Smoking Debate Blankets Britain
By Kate Holton
LONDON (Reuters) – Britain unveiled new anti-smoking laws on Thursday but failed to impose a total ban on lighting up in workplaces after a heated debate in prime Minister Tony Blair’s Labour party.
Widespread reports of squabbling over the issue in cabinet have prompted some analysts to wonder whether Blair, having set the clock ticking on his departure, is losing his iron grip over his government.
Health Secretary Patricia Hewitt announced the ban would cover most — but not all — of England’s pubs, bars and restaurants.
That would put England at odds with Ireland, Northern Ireland and Scotland who have either fully banned smoking in public places or announced plans to do so.
Anti-smoking groups were outraged with England’s bill, saying it did not go far enough while pub management groups warned it could slash their profits and harm the industry.

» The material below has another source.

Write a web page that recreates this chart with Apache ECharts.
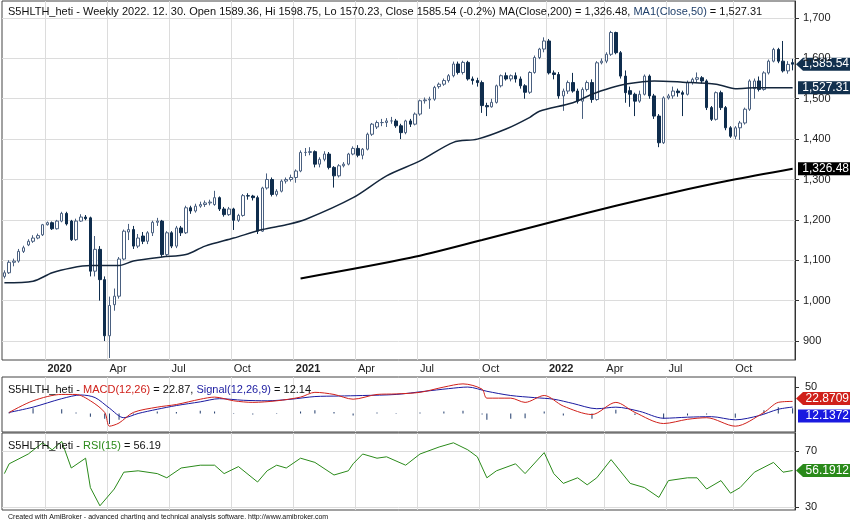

“We are utterly dismayed that the government has not listened,” said Professor Alex Markham, Chief Executive of Cancer Research UK.
The Chairman of the British Medical Association James Johnson, expressed his “utter disappointment” at the “wasted opportunity to protect the public’s health.”
Even Hewitt was forced to concede: “Many of us would have liked to go that little bit further and faster.”
Under the new bill, smoking would be banned in restaurants and bars where food is served but private clubs will be exempt and pubs serving no food will be able to choose whether to allow smoking or not.
A survey by industry magazine The Publican on Thursday said at least 20 percent of pubs would opt to serve smokers rather than food.
Hewitt had previously said she would prefer a complete ban in all pubs while allowing a sectioned-off smoking room where bar staff would not be present, but this was dropped following weeks of political wrangling.
Former Health Secretary John Reid, himself an ex-smoker who had previously said the habit was a “working class pleasure,” had backed the partial ban and insisted it should go no further.
The Guardian newspaper called the squabbling “unprecedented rival briefing” amongst ministers, raising the question of whether Blair was losing control over colleagues jostling for position once he steps down.
Blair has said he will quit before the next election.
Other analysts felt however that he did not regard smoking as “legacy issue” and was content to let the debate flow.
Just over a quarter of Britons smoke, according to campaign group ASH.
Although British scientists were the first to document the accompanying health risks, such as lung cancer, the country has been described has a “tobacco-control time warp” because so little has been done to stamp it out in public spaces.
The northern port city of Liverpool banned smoking in the workplace last year, saying the government was taking too long to legislate.
England’s ban will start in 2007 and be reviewed after three years.
A spokesman for the British Beer and Pub Association said pubs in Ireland had seen a 15 percent drop in trade following a smoking ban and expected to see a similar, short-term result in Britain.